DATA SECTION
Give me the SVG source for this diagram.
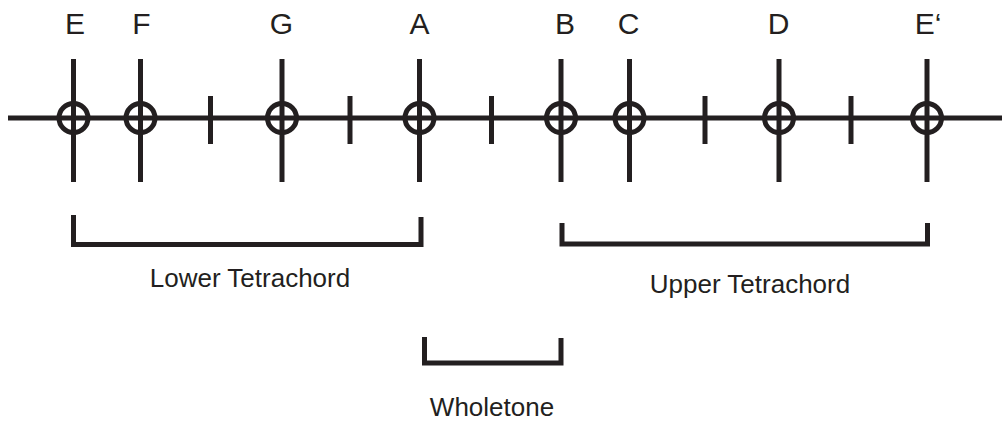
<svg xmlns="http://www.w3.org/2000/svg" width="1002" height="421" viewBox="0 0 1002 421">
<style>
.ln{stroke:#231f20;stroke-width:5;fill:none;stroke-linecap:butt;stroke-linejoin:miter}
.lbl{font-family:"Liberation Sans",Arial,sans-serif;font-size:30px;fill:#231f20;text-anchor:middle}
.cap{font-family:"Liberation Sans",Arial,sans-serif;font-size:26px;fill:#231f20;text-anchor:middle}
</style>
<defs>
<g id="note">
<line class="ln" x1="0" y1="-59" x2="0" y2="64"/>
<circle class="ln" cx="0" cy="0" r="14.5"/>
</g>
<line id="tick" class="ln" x1="0" y1="-22" x2="0" y2="26"/>
</defs>
<g id="connectors">
<line class="ln" x1="8" y1="118" x2="1002" y2="118"/>
<use href="#tick" x="210.5" y="118"/>
<use href="#tick" x="350" y="118"/>
<use href="#tick" x="491.5" y="118"/>
<use href="#tick" x="705" y="118"/>
<use href="#tick" x="851" y="118"/>
</g>
<g id="node-E"><use href="#note" x="73.5" y="118"/><text class="lbl" x="75" y="33.5">E</text></g>
<g id="node-F"><use href="#note" x="140.5" y="118"/><text class="lbl" x="141.5" y="33.5">F</text></g>
<g id="node-G"><use href="#note" x="282" y="118"/><text class="lbl" x="281.5" y="33.5">G</text></g>
<g id="node-A"><use href="#note" x="419.5" y="118"/><text class="lbl" x="419.5" y="33.5">A</text></g>
<g id="node-B"><use href="#note" x="561" y="118"/><text class="lbl" x="565" y="33.5">B</text></g>
<g id="node-C"><use href="#note" x="629.5" y="118"/><text class="lbl" x="628.5" y="33.5">C</text></g>
<g id="node-D"><use href="#note" x="779" y="118"/><text class="lbl" x="778.5" y="33.5">D</text></g>
<g id="node-E2"><use href="#note" x="927" y="118"/><text class="lbl" x="928" y="33.5">E‘</text></g>
<g id="lower-tetrachord">
<polyline class="ln" points="73.5,215 73.5,244.5 421,244.5 421,217"/>
<text class="cap" x="250" y="287">Lower Tetrachord</text>
</g>
<g id="upper-tetrachord">
<polyline class="ln" points="562,223 562,244 927.5,244 927.5,223"/>
<text class="cap" x="750" y="293">Upper Tetrachord</text>
</g>
<g id="wholetone">
<polyline class="ln" points="424.5,337 424.5,363 561,363 561,338"/>
<text class="cap" x="492" y="416">Wholetone</text>
</g>
</svg>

SHORT EXERCISE
Restate the whole listing above exactly, please, omitting every image.

RESULT OF THE EXERCISE
Give me the SVG source for this diagram.
<svg xmlns="http://www.w3.org/2000/svg" width="1002" height="421" viewBox="0 0 1002 421">
<style>
.ln{stroke:#231f20;stroke-width:5;fill:none;stroke-linecap:butt;stroke-linejoin:miter}
.lbl{font-family:"Liberation Sans",Arial,sans-serif;font-size:30px;fill:#231f20;text-anchor:middle}
.cap{font-family:"Liberation Sans",Arial,sans-serif;font-size:26px;fill:#231f20;text-anchor:middle}
</style>
<defs>
<g id="note">
<line class="ln" x1="0" y1="-59" x2="0" y2="64"/>
<circle class="ln" cx="0" cy="0" r="14.5"/>
</g>
<line id="tick" class="ln" x1="0" y1="-22" x2="0" y2="26"/>
</defs>
<g id="connectors">
<line class="ln" x1="8" y1="118" x2="1002" y2="118"/>
<use href="#tick" x="210.5" y="118"/>
<use href="#tick" x="350" y="118"/>
<use href="#tick" x="491.5" y="118"/>
<use href="#tick" x="705" y="118"/>
<use href="#tick" x="851" y="118"/>
</g>
<g id="node-E"><use href="#note" x="73.5" y="118"/><text class="lbl" x="75" y="33.5">E</text></g>
<g id="node-F"><use href="#note" x="140.5" y="118"/><text class="lbl" x="141.5" y="33.5">F</text></g>
<g id="node-G"><use href="#note" x="282" y="118"/><text class="lbl" x="281.5" y="33.5">G</text></g>
<g id="node-A"><use href="#note" x="419.5" y="118"/><text class="lbl" x="419.5" y="33.5">A</text></g>
<g id="node-B"><use href="#note" x="561" y="118"/><text class="lbl" x="565" y="33.5">B</text></g>
<g id="node-C"><use href="#note" x="629.5" y="118"/><text class="lbl" x="628.5" y="33.5">C</text></g>
<g id="node-D"><use href="#note" x="779" y="118"/><text class="lbl" x="778.5" y="33.5">D</text></g>
<g id="node-E2"><use href="#note" x="927" y="118"/><text class="lbl" x="928" y="33.5">E‘</text></g>
<g id="lower-tetrachord">
<polyline class="ln" points="73.5,215 73.5,244.5 421,244.5 421,217"/>
<text class="cap" x="250" y="287">Lower Tetrachord</text>
</g>
<g id="upper-tetrachord">
<polyline class="ln" points="562,223 562,244 927.5,244 927.5,223"/>
<text class="cap" x="750" y="293">Upper Tetrachord</text>
</g>
<g id="wholetone">
<polyline class="ln" points="424.5,337 424.5,363 561,363 561,338"/>
<text class="cap" x="492" y="416">Wholetone</text>
</g>
</svg>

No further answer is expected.